Peygamberimiz;” şehidin kul borcundan başka, bütün günahlarını Allah mağfiret eder.”[7] Buyurmuştur. Kuran-ı Kerimde ise ;” O halde dünya hayatı yerine ahireti satın alanlar, Allah yolunda savaş etsin, kim Allah yolunda savaşırda öldürülürse ,yahut düşmana üstün gelirse,0na pek büyük mükafat vereceğiz.”[8]
Şehadet Arzusu
Sa'd Bin Ebi Vakkas anlatıyor:
" Uhud savaşında... Bir ara baktım. Abdullah bin Cahş yanıma geldi. Dedi ki:
" Şöyle bir kenara çekilsek, ben dua etsem, sen amin desen; sonra istersen sen dua et, ben amin diyeyim olmaz mı?"

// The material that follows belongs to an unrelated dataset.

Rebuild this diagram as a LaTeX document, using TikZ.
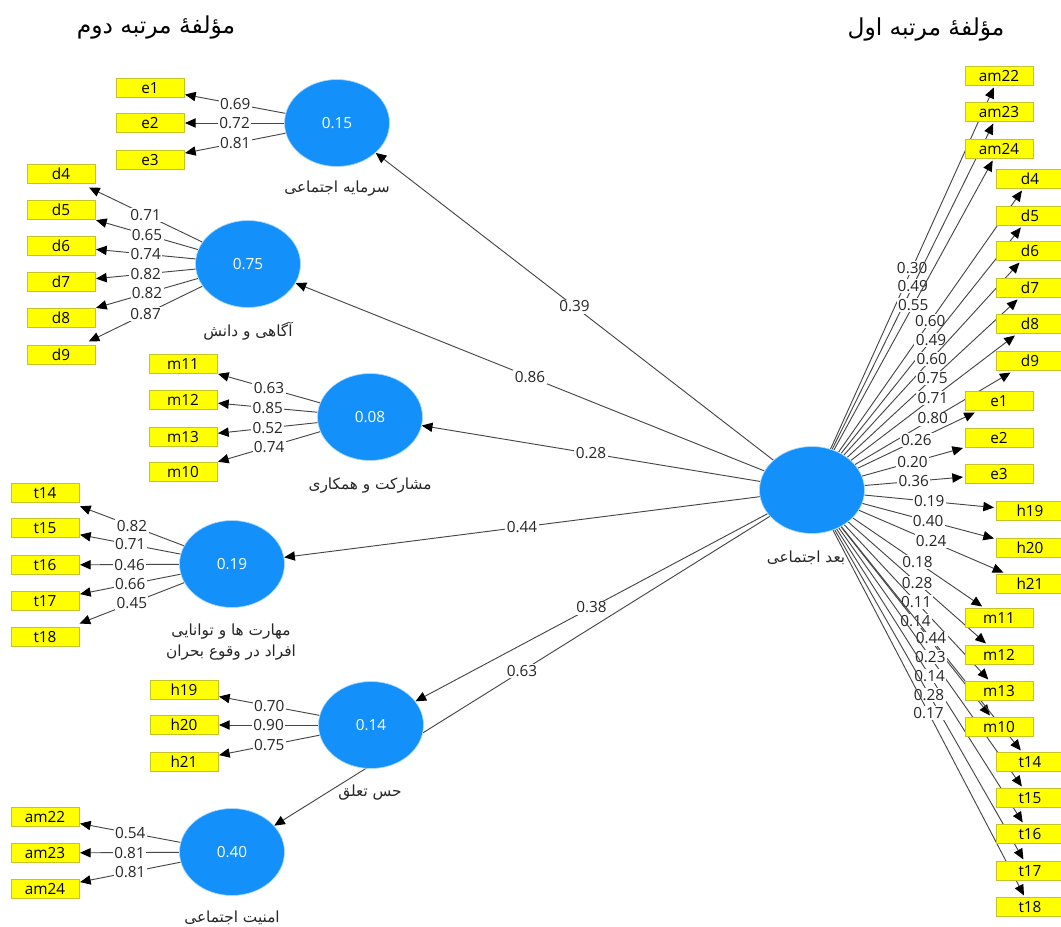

Ben de davetine icabet ettim ve olur dedim. Bir kenara çekildik. Önce ben dua ettim:
" Allah'ım! Bugün benim karşıma güçlü, kuvvetli birini çıkar, onunla çarpışalım, ben onu öldüreyim. Böylece hem en büyük hizmeti yapmış olayım, hem de ganimetini alayım" Abdullah Bin Cahş (r.a) bu duaya "amin" dedi.
Allah'a yemin olsun istediğim oldu.
Sonra Abdullah Bin Cahş (r.a) dua etti:
" Allah'ım! Bugün benim karşıma güçlü, kuvvetli, zorba birisini çıkar. Onunla kıyasıya savaşayım. Sonra o beni öldürsün. Bununla yetinmeyip karnımı yarsın. Kulaklarımı, burnumu kessin. Ve ben o halimle huzuruna çıkayım. Sen bana:
" Kulum Abdullah! Sana verdiğim azaları ne yaptın? Bunları kim böyle yaptı?" diye sorduğunda ben de:
" Ey Rabbim! Emanet olarak verdiğin o azaları yerinde kullanamadım. Haklarını veremedim. Sağlam olarak onlarla senin huzuruna çıkmaktan haya ettim. Bunun için onları senin ve Resul'ünün yolunda harcadım " diyeyim. Sen de bana: " Doğru söyledin " diyesin ve beni affedesin...
Bu duaya amin demek içimden hiç gelmedi. Fakat sözleştiğimiz için amin dedim. Vallahi onun duası benimkinden daha hayırlıydı. Vallahi akşama doğru onu gördüm. Burnu ve kulağı bir ipte sallanıyordu."